Malheureusement, pendant trois ans, la gauche sénatoriale n’a pu s’entendre pour revenir sur cet article et, plus largement, redonner du souffle et de la modernité à une véritable politique de décentralisation. Pis encore, la mise en place des gouvernements Valls I puis Valls II a même mis fin à tout espoir, avec la substitution d’un secrétariat d’État à la réforme territoriale à un ministère de la décentralisation. De décentralisation il n’est alors plus question dans les « éléments de langage » ! Cependant, ne restons pas tournés vers le passé.

Monsieur le ministre, mes chers collègues, sachez d’ores et déjà que nous serons au rendez-vous pour poursuivre le débat concernant la place et la représentation des communes, petites ou grandes, lors de la discussion du projet de loi dit « NOTRe » portant nouvelle organisation territoriale de la République, même si celui-ci est loin, en l’état, d’être nôtre…

Pour en revenir à la discussion qui nous réunit aujourd’hui, force est de constater que la décision du Conseil constitutionnel a mis un coup d’arrêt à tout ce que nous qualifions d’« aménagement positif » à ce fameux article 3 de la loi de décembre 2010. Nous ne pouvons donc pas nous en satisfaire, bien au contraire.

Sans en rajouter sur les difficultés rencontrées au sein des nouvelles intercommunalités, je voudrais néanmoins les souligner : pour être élue d’un département où de nombreuses équipes municipales sont allées jusqu’à la démission il y a un an, je puis vous dire que les plaies restent vives, que le travail est encore compliqué, et je dis cela sans faire référence au changement de majorité politique intervenu lors du scrutin de mars dernier. L’adhésion forcée de certaines communes à de grandes intercommunalités rend les choses complexes au quotidien.

Devant cette situation, les sénateurs du groupe CRC ont toujours souhaité être constructifs, et ils le demeurent. À ce titre, nous ne pouvons pas nous opposer à une proposition de loi visant à réintroduire la faculté de composer l’organe délibérant des communautés d’agglomération ou de communes par accord entre les communes membres, dans des limites compatibles avec la jurisprudence constitutionnelle.

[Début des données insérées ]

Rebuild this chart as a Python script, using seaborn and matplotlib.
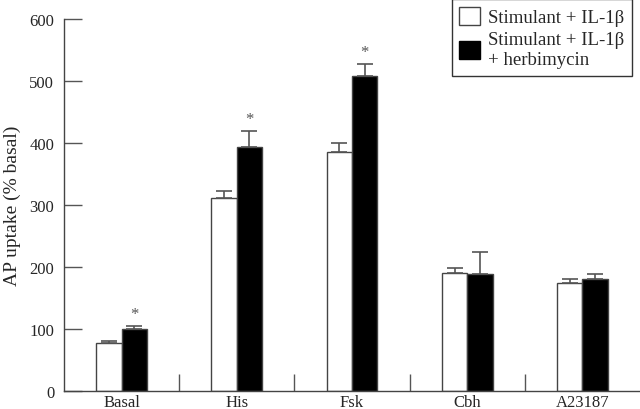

Toutefois, nous regrettons que cette proposition de loi prévoie la réintroduction de la faculté d’un accord in fine plus strictement contraint, conformément à la décision du Conseil constitutionnel. La place de la démocratie locale, c’est-à-dire la place de la décision prise par les représentants élus au suffrage universel pour mettre en œuvre les choix politiques opérés sur un périmètre donné, en ressort donc encore un peu plus réduite.

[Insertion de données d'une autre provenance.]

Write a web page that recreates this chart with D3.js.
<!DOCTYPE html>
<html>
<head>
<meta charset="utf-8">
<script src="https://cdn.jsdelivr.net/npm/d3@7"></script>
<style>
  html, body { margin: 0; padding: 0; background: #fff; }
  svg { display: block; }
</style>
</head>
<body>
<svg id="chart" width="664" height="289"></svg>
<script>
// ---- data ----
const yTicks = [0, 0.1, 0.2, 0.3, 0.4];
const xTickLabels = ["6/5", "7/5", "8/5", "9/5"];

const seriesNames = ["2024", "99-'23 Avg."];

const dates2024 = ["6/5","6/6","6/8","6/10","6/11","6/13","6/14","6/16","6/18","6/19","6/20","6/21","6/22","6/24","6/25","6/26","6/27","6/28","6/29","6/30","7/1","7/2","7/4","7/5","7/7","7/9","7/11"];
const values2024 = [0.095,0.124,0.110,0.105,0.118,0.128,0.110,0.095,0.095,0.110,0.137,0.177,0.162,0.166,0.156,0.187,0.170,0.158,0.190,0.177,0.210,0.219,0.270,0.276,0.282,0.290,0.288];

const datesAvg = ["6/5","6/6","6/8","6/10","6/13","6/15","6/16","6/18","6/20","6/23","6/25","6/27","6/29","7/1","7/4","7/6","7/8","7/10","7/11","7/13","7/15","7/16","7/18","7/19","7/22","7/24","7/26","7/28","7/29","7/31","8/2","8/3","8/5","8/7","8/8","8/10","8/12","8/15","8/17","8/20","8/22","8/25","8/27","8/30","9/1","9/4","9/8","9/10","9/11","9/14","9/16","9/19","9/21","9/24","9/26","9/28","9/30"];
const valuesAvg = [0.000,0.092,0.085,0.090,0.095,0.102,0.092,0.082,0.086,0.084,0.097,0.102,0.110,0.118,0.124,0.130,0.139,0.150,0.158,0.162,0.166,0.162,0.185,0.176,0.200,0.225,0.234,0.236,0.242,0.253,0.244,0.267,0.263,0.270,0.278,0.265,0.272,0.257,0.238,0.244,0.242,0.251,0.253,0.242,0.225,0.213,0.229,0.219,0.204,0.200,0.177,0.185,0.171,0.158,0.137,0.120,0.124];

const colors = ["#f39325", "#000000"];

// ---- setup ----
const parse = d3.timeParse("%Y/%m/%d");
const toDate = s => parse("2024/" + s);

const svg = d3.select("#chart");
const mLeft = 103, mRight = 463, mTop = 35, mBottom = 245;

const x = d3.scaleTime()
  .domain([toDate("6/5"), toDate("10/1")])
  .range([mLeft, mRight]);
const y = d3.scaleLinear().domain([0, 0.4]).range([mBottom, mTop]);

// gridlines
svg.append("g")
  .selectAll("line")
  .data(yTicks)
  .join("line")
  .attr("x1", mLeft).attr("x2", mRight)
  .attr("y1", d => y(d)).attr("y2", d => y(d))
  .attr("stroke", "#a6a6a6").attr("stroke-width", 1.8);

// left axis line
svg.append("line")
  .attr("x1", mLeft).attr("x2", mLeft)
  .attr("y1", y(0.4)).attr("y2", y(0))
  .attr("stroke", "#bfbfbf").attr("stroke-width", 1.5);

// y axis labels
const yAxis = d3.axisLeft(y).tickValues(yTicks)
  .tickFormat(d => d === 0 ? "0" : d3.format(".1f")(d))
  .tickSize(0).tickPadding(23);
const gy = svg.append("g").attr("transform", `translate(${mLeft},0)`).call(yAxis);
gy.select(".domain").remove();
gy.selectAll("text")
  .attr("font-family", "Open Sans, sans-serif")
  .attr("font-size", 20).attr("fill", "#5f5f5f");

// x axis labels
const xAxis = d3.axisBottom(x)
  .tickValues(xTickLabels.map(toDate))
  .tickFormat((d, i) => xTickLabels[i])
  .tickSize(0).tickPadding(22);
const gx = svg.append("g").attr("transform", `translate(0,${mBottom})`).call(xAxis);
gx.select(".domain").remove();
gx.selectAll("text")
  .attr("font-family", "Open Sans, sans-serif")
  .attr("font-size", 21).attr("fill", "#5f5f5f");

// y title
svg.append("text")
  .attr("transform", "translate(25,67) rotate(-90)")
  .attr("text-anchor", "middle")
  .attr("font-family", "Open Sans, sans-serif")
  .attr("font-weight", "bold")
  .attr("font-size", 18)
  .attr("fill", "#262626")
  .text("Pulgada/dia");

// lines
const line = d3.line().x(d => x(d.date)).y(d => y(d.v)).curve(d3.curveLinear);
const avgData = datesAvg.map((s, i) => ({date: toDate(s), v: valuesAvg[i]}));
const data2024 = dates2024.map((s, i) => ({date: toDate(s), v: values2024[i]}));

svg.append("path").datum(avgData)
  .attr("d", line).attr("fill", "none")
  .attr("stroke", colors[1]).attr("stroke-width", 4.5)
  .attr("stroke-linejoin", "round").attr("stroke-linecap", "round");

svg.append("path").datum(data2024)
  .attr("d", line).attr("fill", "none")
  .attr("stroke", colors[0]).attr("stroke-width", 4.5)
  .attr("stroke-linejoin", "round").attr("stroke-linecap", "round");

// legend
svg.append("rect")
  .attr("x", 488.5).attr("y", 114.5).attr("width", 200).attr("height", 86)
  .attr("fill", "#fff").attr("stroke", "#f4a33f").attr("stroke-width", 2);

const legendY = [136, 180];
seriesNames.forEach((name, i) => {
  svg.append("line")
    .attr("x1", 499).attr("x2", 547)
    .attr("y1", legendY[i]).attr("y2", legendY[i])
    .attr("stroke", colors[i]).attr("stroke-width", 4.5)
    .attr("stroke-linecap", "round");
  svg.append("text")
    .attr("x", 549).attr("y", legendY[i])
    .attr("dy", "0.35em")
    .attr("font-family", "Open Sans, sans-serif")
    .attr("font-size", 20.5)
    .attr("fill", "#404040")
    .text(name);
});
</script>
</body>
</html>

À cet égard, permettez-moi de rappeler la déclaration de l’Association des maires ruraux de France : « La commune, quelle qu’en soit la taille, fait l’objet d’une perte progressive de liberté d’action, qui remet en cause ce premier pilier de la démocratie. » La commune ne doit pas s’évaporer dans l’intercommunalité.

Dans tous les cas, les élus, qui ont recueilli la majorité des suffrages exprimés, doivent mettre en œuvre les politiques dans les intercommunalités auxquelles ils appartiennent aujourd'hui. Le groupe CRC votera ce texte, non parce qu’il accepte les choix dont découle la situation présente, mais pour éviter de corseter un peu plus encore la démocratie locale dans notre pays. (Applaudissements sur les travées du groupe CRC et sur certaines travées du groupe socialiste. – Mme la rapporteur et M. Pierre-Yves Collombat applaudissent également.)

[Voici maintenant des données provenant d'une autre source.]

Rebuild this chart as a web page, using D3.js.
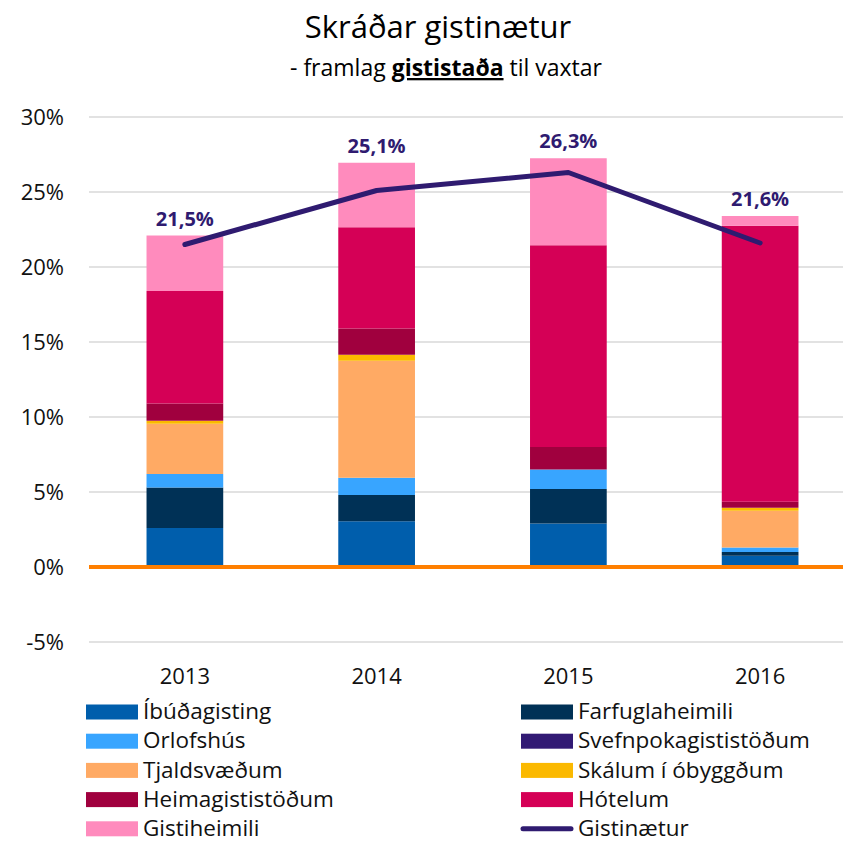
<!DOCTYPE html>
<html>
<head>
<meta charset="utf-8">
<script src="https://cdn.jsdelivr.net/npm/d3@7"></script>
<style>
  body { margin: 0; background: #fff; }
  svg text { font-family: "Open Sans", Lato, sans-serif; }
</style>
</head>
<body>
<div id="chart"></div>
<script>
// ---- data (percent) ----
const years = ['2013', '2014', '2015', '2016'];
const ibudagisting = [2.6, 3.05, 2.9, 0.75];
const farfuglaheimili = [2.7, 1.75, 2.3, 0.25];
const orlofshus = [0.9, 1.15, 1.3, 0.3];
const svefnpoka = [0, 0, 0, 0];
const tjaldsvaedum = [3.35, 7.8, 0, 2.45];
const skalum = [0.2, 0.4, 0, 0.2];
const heimagisting = [1.15, 1.75, 1.5, 0.4];
const hotelum = [7.5, 6.75, 13.45, 18.4];
const gistiheimili = [3.7, 4.3, 5.8, 0.65];
const gistinaetur = [21.5, 25.1, 26.3, 21.6];
const yTicks = [-5, 0, 5, 10, 15, 20, 25, 30];

const series = [
  { name: 'Íbúðagisting', values: ibudagisting, color: '#005EAC' },
  { name: 'Farfuglaheimili', values: farfuglaheimili, color: '#003156' },
  { name: 'Orlofshús', values: orlofshus, color: '#38A5FF' },
  { name: 'Svefnpokagististöðum', values: svefnpoka, color: '#321A74' },
  { name: 'Tjaldsvæðum', values: tjaldsvaedum, color: '#FFAA64' },
  { name: 'Skálum í óbyggðum', values: skalum, color: '#FBB900' },
  { name: 'Heimagististöðum', values: heimagisting, color: '#A0003E' },
  { name: 'Hótelum', values: hotelum, color: '#D50056' },
  { name: 'Gistiheimili', values: gistiheimili, color: '#FF8BBD' }
];
const lineColor = '#2F1B70';

const width = 843, height = 842;
const svg = d3.select('#chart').append('svg')
    .attr('width', width)
    .attr('height', height);

const x = d3.scaleBand().domain(years).range([89, 856])
    .paddingInner(0.6).paddingOuter(0.3);
const y = d3.scaleLinear().domain([-5, 30]).range([642, 117]);

// titles
svg.append('text')
    .attr('x', 438).attr('y', 38)
    .attr('text-anchor', 'middle')
    .attr('font-size', 31)
    .text('Skráðar gistinætur');
const sub = svg.append('text')
    .attr('x', 446).attr('y', 76)
    .attr('text-anchor', 'middle')
    .attr('font-size', 23);
sub.append('tspan').text('- framlag ');
sub.append('tspan').attr('font-weight', 'bold').attr('text-decoration', 'underline').text('gististaða');
sub.append('tspan').text(' til vaxtar');

// grid
svg.selectAll('line.grid')
    .data(yTicks)
    .enter()
    .append('line')
    .attr('class', 'grid')
    .attr('x1', 89).attr('x2', 843)
    .attr('y1', d => y(d)).attr('y2', d => y(d))
    .style('stroke', '#d9d9d9')
    .style('stroke-width', 1.3);

// y labels
svg.selectAll('text.ytick')
    .data(yTicks)
    .enter()
    .append('text')
    .attr('class', 'ytick')
    .attr('x', 64)
    .attr('y', d => y(d))
    .attr('dy', '0.36em')
    .attr('text-anchor', 'end')
    .attr('font-size', 22)
    .attr('fill', '#111')
    .text(d => d + '%');

// x labels
svg.selectAll('text.xtick')
    .data(years)
    .enter()
    .append('text')
    .attr('class', 'xtick')
    .attr('x', d => x(d) + x.bandwidth() / 2)
    .attr('y', 684)
    .attr('text-anchor', 'middle')
    .attr('font-size', 22)
    .attr('fill', '#111')
    .text(d => d);

// stacked bars
const rows = years.map((yr, i) => {
    const r = { year: yr };
    series.forEach(s => { r[s.name] = s.values[i]; });
    return r;
});
const stack = d3.stack().keys(series.map(s => s.name));
const layers = stack(rows);

svg.selectAll('g.layer')
    .data(layers)
    .enter()
    .append('g')
    .attr('class', 'layer')
    .attr('fill', (d, i) => series[i].color)
    .selectAll('rect')
    .data(d => d)
    .enter()
    .append('rect')
    .attr('x', d => x(d.data.year))
    .attr('width', x.bandwidth())
    .attr('y', d => y(d[1]))
    .attr('height', d => y(d[0]) - y(d[1]));

// zero line
svg.append('line')
    .attr('x1', 89).attr('x2', 843)
    .attr('y1', y(0)).attr('y2', y(0))
    .style('stroke', '#FF7F00')
    .style('stroke-width', 4);

// total line
const line = d3.line()
    .x((d, i) => x(years[i]) + x.bandwidth() / 2)
    .y(d => y(d));
svg.append('path')
    .datum(gistinaetur)
    .attr('d', line)
    .style('fill', 'none')
    .style('stroke', lineColor)
    .style('stroke-width', 5)
    .style('stroke-linecap', 'round')
    .style('stroke-linejoin', 'round');

// data labels above bars
const totals = layers[layers.length - 1].map(d => d[1]);
svg.selectAll('text.lbl')
    .data(gistinaetur)
    .enter()
    .append('text')
    .attr('class', 'lbl')
    .attr('x', (d, i) => x(years[i]) + x.bandwidth() / 2)
    .attr('y', (d, i) => y(totals[i]) - 17)
    .attr('dy', '0.36em')
    .attr('text-anchor', 'middle')
    .attr('font-size', 20)
    .attr('font-weight', 'bold')
    .attr('fill', lineColor)
    .text(d => d.toFixed(1).replace('.', ',') + '%');

// legend
const legendItems = series.map(s => ({ name: s.name, color: s.color, type: 'rect' }));
legendItems.push({ name: 'Gistinætur', color: lineColor, type: 'line' });
const leg = svg.selectAll('g.leg')
    .data(legendItems)
    .enter()
    .append('g')
    .attr('class', 'leg')
    .attr('transform', (d, i) => `translate(${i % 2 === 0 ? 86 : 521},${712 + Math.floor(i / 2) * 29.2})`);
leg.filter(d => d.type === 'rect')
    .append('rect')
    .attr('x', 0).attr('y', -7.5)
    .attr('width', 52).attr('height', 15)
    .attr('fill', d => d.color);
leg.filter(d => d.type === 'line')
    .append('line')
    .attr('x1', 2).attr('x2', 50)
    .attr('y1', 0).attr('y2', 0)
    .style('stroke', d => d.color)
    .style('stroke-width', 5)
    .style('stroke-linecap', 'round');
leg.append('text')
    .attr('x', 57)
    .attr('y', 0)
    .attr('dy', '0.32em')
    .attr('font-size', 22.5)
    .attr('fill', '#111')
    .text(d => d.name);
</script>
</body>
</html>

M. le président. La parole est à M. Jacques Mézard.

M. Jacques Mézard. Monsieur le président, monsieur le ministre, mes chers collègues, quand les élus locaux ont la sagesse de construire des intercommunalités dans la concertation, suivie d’accords amiables, montrant ainsi leur capacité à surmonter les différences de sensibilités dans l’intérêt général, on ne peut que regretter la décision du Conseil constitutionnel et remercier les auteurs de la proposition de loi de leur initiative rapide et judicieuse.

Nous avons à statuer sur un problème important, qui le sera de plus en plus à l’avenir. À l’heure où nombre d’entre nous souhaitent, comme le Gouvernement, développer l’intercommunalité, favoriser la création de grandes structures intercommunales réunissant de très nombreuses communes, cette question devient de plus en plus cruciale.

Mme Éliane Assassi. Absolument !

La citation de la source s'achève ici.